- _What you should do_: From the entries below, copy every line where the string "script" appears.

- _Given data_:
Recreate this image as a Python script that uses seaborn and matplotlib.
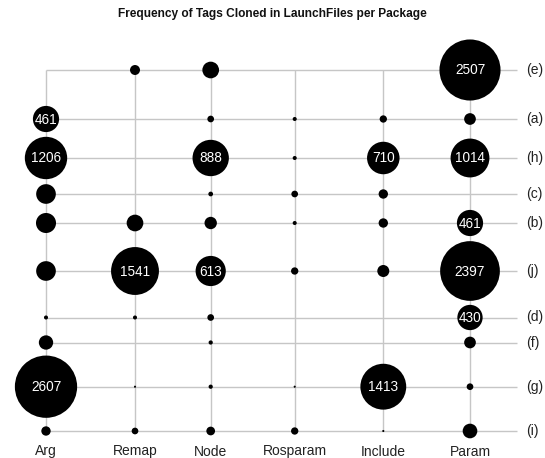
import matplotlib
matplotlib.use("Agg")
import matplotlib.pyplot as plt
import numpy as np
import pandas as pd
import seaborn as sns

# Tag categories (columns) and package groups (rows, top to bottom)
tags = ["Arg", "Remap", "Node", "Rosparam", "Include", "Param"]
packages = ["(e)", "(a)", "(h)", "(c)", "(b)", "(j)", "(d)", "(f)", "(g)", "(i)"]

# Clone counts per tag, in package order
arg = [0, 461, 1206, 260, 270, 260, 11, 138, 2607, 59]
remap = [67, 0, 0, 0, 187, 1541, 11, 0, 3, 30]
node = [187, 30, 888, 15, 103, 613, 30, 12, 12, 51]
rosparam = [0, 11, 11, 30, 11, 36, 0, 0, 3, 36]
include = [0, 36, 710, 59, 59, 97, 0, 0, 1413, 3]
param = [2507, 92, 1014, 0, 461, 2397, 430, 92, 30, 144]

label_threshold = 400

# Layout: axis positions of the tag columns and package rows (pixel grid)
col_pos = [46, 135, 210.7, 294.7, 383.3, 470]
row_pos = [70, 119, 158, 194, 223, 271, 317.5, 342.5, 386.7, 431]
grid_right = 517

series = {"Arg": arg, "Remap": remap, "Node": node,
          "Rosparam": rosparam, "Include": include, "Param": param}
records = []
for t in tags:
    for p, v in zip(packages, series[t]):
        if v > 0:
            records.append({"tag": t, "package": p, "count": v})
df = pd.DataFrame(records)
df["x"] = df["tag"].map(dict(zip(tags, col_pos)))
df["y"] = df["package"].map(dict(zip(packages, row_pos)))

sns.set_theme(style="white")
plt.rcParams["font.family"] = ["Liberation Sans", "DejaVu Sans"]

W, H = 545, 458
fig = plt.figure(figsize=(W / 100, H / 100), dpi=100)
ax = fig.add_axes([0, 0, 1, 1])
ax.set_xlim(0, W)
ax.set_ylim(H, 0)
ax.axis("off")

grid_color = "#c6c6c6"
ax.hlines(row_pos, col_pos[0], grid_right, color=grid_color, lw=1.0, zorder=0)
ax.vlines(col_pos, row_pos[0], row_pos[-1], color=grid_color, lw=1.0, zorder=0)

vmax = max(max(s) for s in series.values())
sns.scatterplot(data=df, x="x", y="y", size="count",
                sizes=(0, 0.771 * vmax), size_norm=(0, vmax),
                color="black", linewidth=0, legend=False, ax=ax, zorder=2)

for _, r in df.iterrows():
    if r["count"] >= label_threshold:
        ax.text(r["x"], r["y"] + 0.5, f"{int(r['count'])}", color="white",
                ha="center", va="center", fontsize=9.8, zorder=3)

label_color = "#222222"
for t, xp in zip(tags, col_pos):
    ax.text(xp, 455.5, t, ha="center", va="baseline", fontsize=10,
            color=label_color)
for p, yp in zip(packages, row_pos):
    ax.text(526, yp, p, ha="left", va="center", fontsize=10, color=label_color)

ax.text(W / 2, 14, "Frequency of Tags Cloned in LaunchFiles per Package",
        ha="center", va="center", fontsize=8.6, fontweight="bold", color="#111111")

fig.savefig("out.png", dpi=100)
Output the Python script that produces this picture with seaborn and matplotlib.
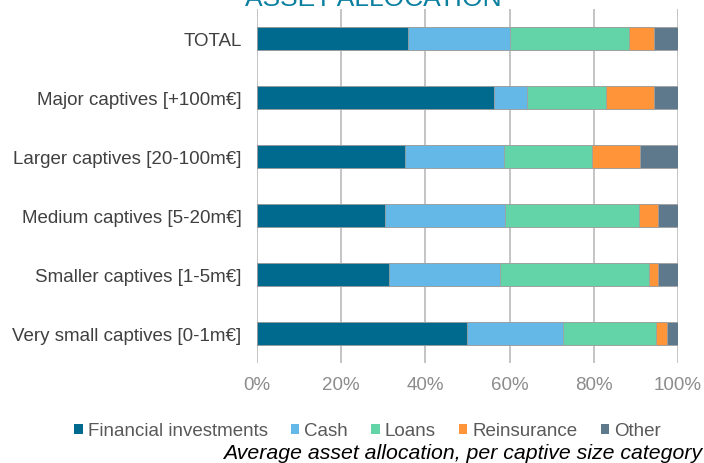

- _Written solution_:
Recreate this image as a Python script that uses seaborn and matplotlib.
Output the Python script that produces this picture with seaborn and matplotlib.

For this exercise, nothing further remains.